We often think that Enterprise applications are boring WIMP (windows, icons, menus, pointers) style apps and that there is little to no value to having a compelling UX. Sometimes we do this because we can’t sell a better UX to the business customer. Sometimes it’s because this seems easier for us as the developer. Sometimes it’s because someone thinks that it is such a small app, that it doesn’t matter. (If it is so small, and matters not, why invest the time and money to build and maintain it?)

UX is as much of the architects job as anyone else’s. It needs to be part of your project plan and system architecture. Having good UX in the presentation layer is like having a well factored class structure in the business tier.

There is just this lack of compelling UX in the business/enterprise application world. The problem is not the argument about why UX is important, but great samples of real enterprise applications that show how effective great UX can be. While there are many benefits to the business, working with a well designed UX can really re-motivate a tired enterprise developer as well. Nothing like a new shade of gray to motivate you in the morning.

dnrTV just aired an episode with Billy Hollis talking about current project. I stopped watching/listening to DNR a while ago, mostly out of apathy. This episode got me watching again.

He shows an enterprise application his customer has built using WPF. He does a walk through of the application, and then eventually walks through some sample code. He proves that you don’t have to have a designer (although that can really help!). He built this app with a team of three, so you don’t have to have a big team either.

The one thing you need? Enough energy to get out of the rut, and stop making carbon-copy-boring-high-friction-developer-first-user-second-battleship-gray-ware(tm).

It’s amazing what you can do with a list in WPF.  The animated sticky notes on the side? A list with some styles. Check out this episode.

Do your applications have this good of a UX? Why not? WPF makes it crazy easy.

Jon Kruger said...
7/24/2008 02:03:00 PM  

I totally agree. But how do you convince a business that they need this?

Also, now that you have so many UI possibilities, how do you structure your development team so that you don't have every developer trying to do fancy WPF-ness all the time instead of doing work that provides real value?

What's your opinion of using WPF in the enterprise? I know that you didn't recommend it to me back when I started my current project, I was wondering if anything has changed since then.

Brian H. Prince said...
8/18/2008 01:23:00 PM  

I will create a more thorough response as a blog post, but here are some short thougts.

In order to get the business to undestand the value, I paint it as a neccesary part, not an optional part. They wouldn't hesitate to require DB schema design, etc. If that is not enough, find what they are emotionally tied to, and help them understand that it is worht the time to help their users have this connection with their boring business application. This will help the users be more productive and successful.

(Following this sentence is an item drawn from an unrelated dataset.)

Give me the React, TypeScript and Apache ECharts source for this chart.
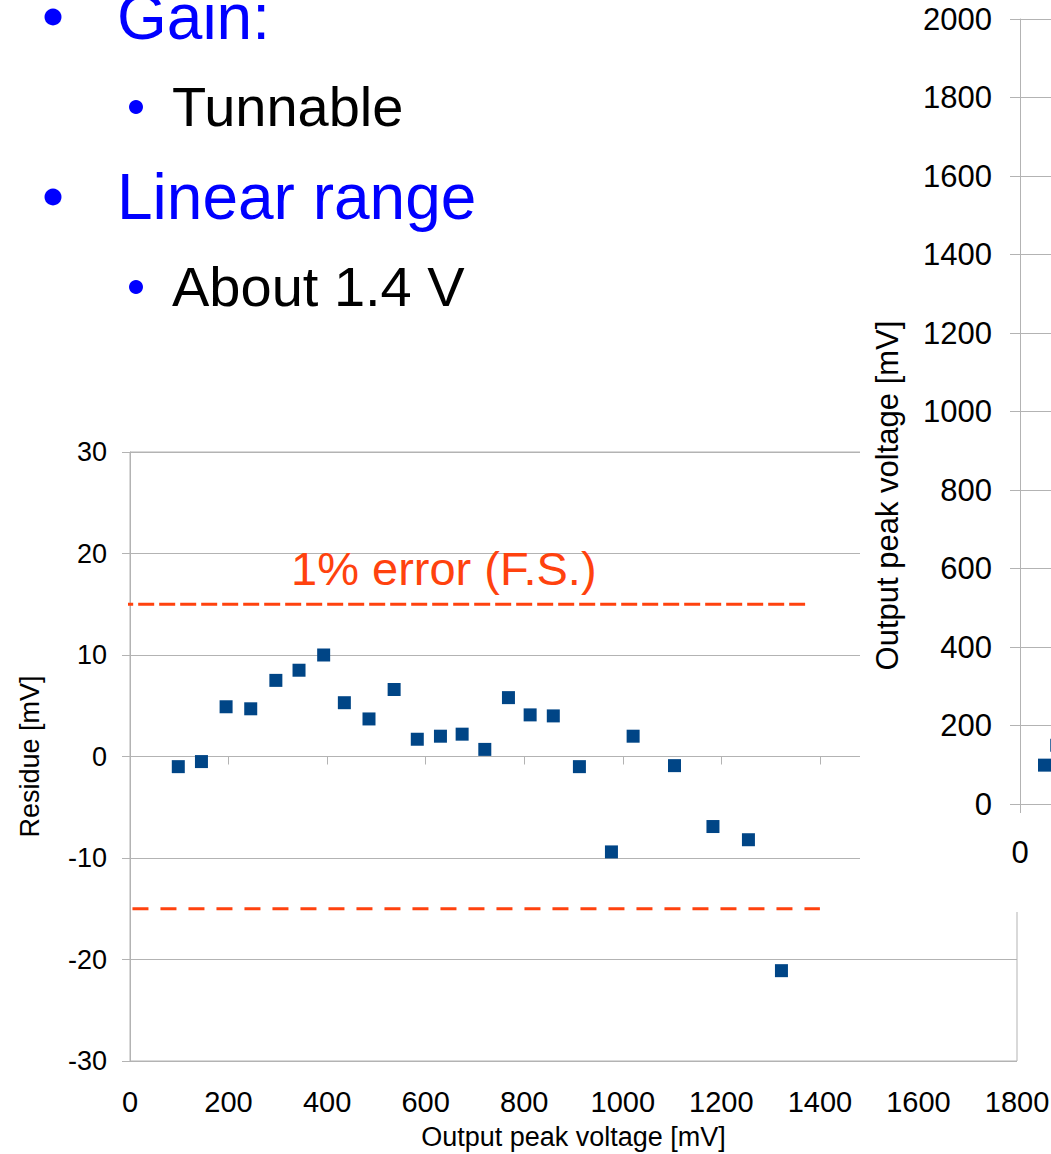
import React, { useEffect, useRef } from "react";
import * as echarts from "echarts";

// Residue chart data (output peak voltage [mV] vs residue [mV])
const residueX = [98, 145, 195, 245, 296, 343, 393, 435, 485, 536, 583, 630, 674, 720, 768, 812, 859, 912, 977, 1021, 1105, 1183, 1255, 1322];
const residueY = [-1.0, -0.5, 4.9, 4.7, 7.5, 8.5, 10.0, 5.3, 3.7, 6.6, 1.7, 2.0, 2.2, 0.7, 5.8, 4.1, 4.0, -1.0, -9.4, 2.0, -0.9, -6.9, -8.2, -21.1];

// 1% error (F.S.) limits
const errorUpperX = [-26, 1370];
const errorUpperY = 15;
const errorLowerX = [5, 1400];
const errorLowerY = -15;

// Axis ticks
const residueXTicks = [0, 200, 400, 600, 800, 1000, 1200, 1400, 1600, 1800];
const residueYTicks = [-30, -20, -10, 0, 10, 20, 30];
const outputYTicks = [0, 200, 400, 600, 800, 1000, 1200, 1400, 1600, 1800, 2000];
const inputXTicks = [0, 100];

// Partially visible linearity chart (right)
const linearX = [10, 15];
const linearY = [99, 150];

// Slide bullet text
const bulletLevel1 = ["Gain:", "Linear range"];
const bulletLevel2 = ["Tunnable", "About 1.4 V"];

const RED = "#ff420e";
const BLUE = "#004586";
const GRID = "#b3b3b3";
const FONT = "'Liberation Sans', Arial, sans-serif";
const TEXT_BLUE = "#0000ff";
const plain = (v: number) => String(v);

export default function App() {
  const ref = useRef<HTMLDivElement>(null);

  useEffect(() => {
    if (!ref.current) return;
    const chart = echarts.init(ref.current, undefined, { renderer: "svg" });

    const l1Y = [17, 197];
    const l2Y = [106, 286];

    const graphics: any[] = [
      {
        type: "rect",
        z: 10,
        silent: true,
        shape: { x: 860, y: 0, width: 191, height: 912 },
        style: { fill: "#ffffff" },
      },
    ];
    bulletLevel1.forEach((t, i) => {
      graphics.push({ type: "circle", z: 30, shape: { cx: 53, cy: l1Y[i], r: 8.5 }, style: { fill: TEXT_BLUE } });
      graphics.push({
        type: "text", z: 30, x: 117, y: l1Y[i],
        style: { text: t, fill: TEXT_BLUE, fontSize: 64, fontFamily: FONT, align: "left", verticalAlign: "middle" },
      });
    });
    bulletLevel2.forEach((t, i) => {
      graphics.push({ type: "circle", z: 30, shape: { cx: 136, cy: l2Y[i] + 1, r: 7 }, style: { fill: TEXT_BLUE } });
      graphics.push({
        type: "text", z: 30, x: 172, y: l2Y[i],
        style: { text: t, fill: "#000000", fontSize: 56, fontFamily: FONT, align: "left", verticalAlign: "middle" },
      });
    });
    graphics.push({
      type: "text", z: 30, x: 291, y: 568,
      style: { text: "1% error (F.S.)", fill: RED, fontSize: 47, fontFamily: FONT, align: "left", verticalAlign: "middle" },
    });

    const option: any = {
      animation: false,
      textStyle: { fontFamily: FONT },
      grid: [
        { left: 130, top: 452, width: 887, height: 609, show: true, borderColor: GRID, borderWidth: 1, backgroundColor: "transparent", containLabel: false, outerBoundsMode: "none" },
        { left: 1020, top: 19, width: 245, height: 785, containLabel: false, outerBoundsMode: "none" },
      ],
      xAxis: [
        {
          gridIndex: 0, type: "value",
          min: residueXTicks[0], max: residueXTicks[residueXTicks.length - 1], interval: residueXTicks[1] - residueXTicks[0],
          position: "bottom",
          axisLine: { show: false, onZero: false },
          axisTick: { show: false },
          splitLine: { show: false },
          axisLabel: { fontSize: 29, color: "#000", margin: 26, fontFamily: FONT, formatter: plain },
          name: "Output peak voltage [mV]", nameLocation: "middle", nameGap: 62,
          nameTextStyle: { fontSize: 27, color: "#000", fontFamily: FONT },
        },
        {
          gridIndex: 0, type: "value",
          min: residueXTicks[0], max: residueXTicks[residueXTicks.length - 1], interval: residueXTicks[1] - residueXTicks[0],
          position: "top",
          axisLine: { show: true, onZero: true, lineStyle: { color: GRID, width: 1 } },
          axisTick: { show: true, inside: true, length: 8, lineStyle: { color: GRID } },
          axisLabel: { show: false },
          splitLine: { show: false },
        },
        {
          gridIndex: 1, type: "value", z: 20,
          min: inputXTicks[0], max: inputXTicks[inputXTicks.length - 1], interval: inputXTicks[1] - inputXTicks[0],
          axisLine: { show: true, onZero: false, lineStyle: { color: GRID } },
          axisTick: { show: true, length: 9, lineStyle: { color: GRID } },
          axisLabel: { fontSize: 31, color: "#000", margin: 33, fontFamily: FONT, formatter: plain, showMaxLabel: false },
          splitLine: { show: false },
        },
      ],
      yAxis: [
        {
          gridIndex: 0, type: "value",
          min: residueYTicks[0], max: residueYTicks[residueYTicks.length - 1], interval: residueYTicks[1] - residueYTicks[0],
          axisLine: { show: true, onZero: false, lineStyle: { color: GRID } },
          axisTick: { show: true, length: 8, lineStyle: { color: GRID } },
          axisLabel: { fontSize: 27, color: "#000", margin: 23, fontFamily: FONT, formatter: plain },
          splitLine: { show: true, lineStyle: { color: GRID, width: 1 } },
          name: "Residue [mV]", nameLocation: "middle", nameGap: 87, nameRotate: 90,
          nameTextStyle: { fontSize: 27, color: "#000", fontFamily: FONT },
        },
        {
          gridIndex: 1, type: "value", z: 20,
          min: outputYTicks[0], max: outputYTicks[outputYTicks.length - 1], interval: outputYTicks[1] - outputYTicks[0],
          axisLine: { show: true, onZero: false, lineStyle: { color: GRID } },
          axisTick: { show: true, length: 10, lineStyle: { color: GRID } },
          axisLabel: { fontSize: 31, color: "#000", margin: 28, fontFamily: FONT, formatter: plain },
          splitLine: { show: true, lineStyle: { color: GRID, width: 1 } },
          name: "Output peak voltage [mV]", nameLocation: "middle", nameGap: 117, nameRotate: 90,
          nameTextStyle: { fontSize: 31, color: "#000", fontFamily: FONT, padding: [0, 168, 0, 0] },
        },
      ],
      series: [
        {
          type: "line", xAxisIndex: 0, yAxisIndex: 0, silent: true, clip: false, z: 2,
          symbol: "none",
          data: errorUpperX.map((x) => [x, errorUpperY]),
          lineStyle: { color: RED, width: 3, type: [16, 5] },
        },
        {
          type: "line", xAxisIndex: 0, yAxisIndex: 0, silent: true, clip: false, z: 2,
          symbol: "none",
          data: errorLowerX.map((x) => [x, errorLowerY]),
          lineStyle: { color: RED, width: 3, type: [16, 12] },
        },
        {
          type: "scatter", xAxisIndex: 0, yAxisIndex: 0, z: 3,
          symbol: "rect", symbolSize: 13,
          itemStyle: { color: BLUE, opacity: 1 },
          data: residueX.map((x, i) => [x, residueY[i]]),
        },
        {
          type: "scatter", xAxisIndex: 2, yAxisIndex: 1, z: 20,
          symbol: "rect", symbolSize: 13,
          itemStyle: { color: BLUE, opacity: 1 },
          data: linearX.map((x, i) => [x, linearY[i]]),
        },
      ],
      graphic: graphics,
    };

    chart.setOption(option);
    return () => chart.dispose();
  }, []);

  return (
    <div
      ref={ref}
      style={{ position: "absolute", left: 0, top: 0, width: 1051, height: 1154, background: "#fff" }}
    />
  );
}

I have always been a believer in vertical skills. I believe a developer should be able to take a feature from the front end (XAML, HTML, winforms) all the way to the back end (into stored procs if needed). Your question about fancy WPF-ness applies to any front end technology. It is up to the team to set the right design tenants, and work with eachother to make sure the right code is written at the right time. Just like someone doing backend gymnastics in C# that isn't really needed.

When your project started, I recommended against WPF for a few reasons. It wasn't because it was an enterprise app. It was because two years of work had to be thrown out (from a prior team), and your team had to replace it all (functionally speaking) in about four months. The team was already taking WCF and LINQ on as new tech, and adding a third I thought was just too much.

With that being said, we have seen WPF uptake be more aggressive in business, vesus consumer. I don't know why, and I think we expected that to be the opposite way around.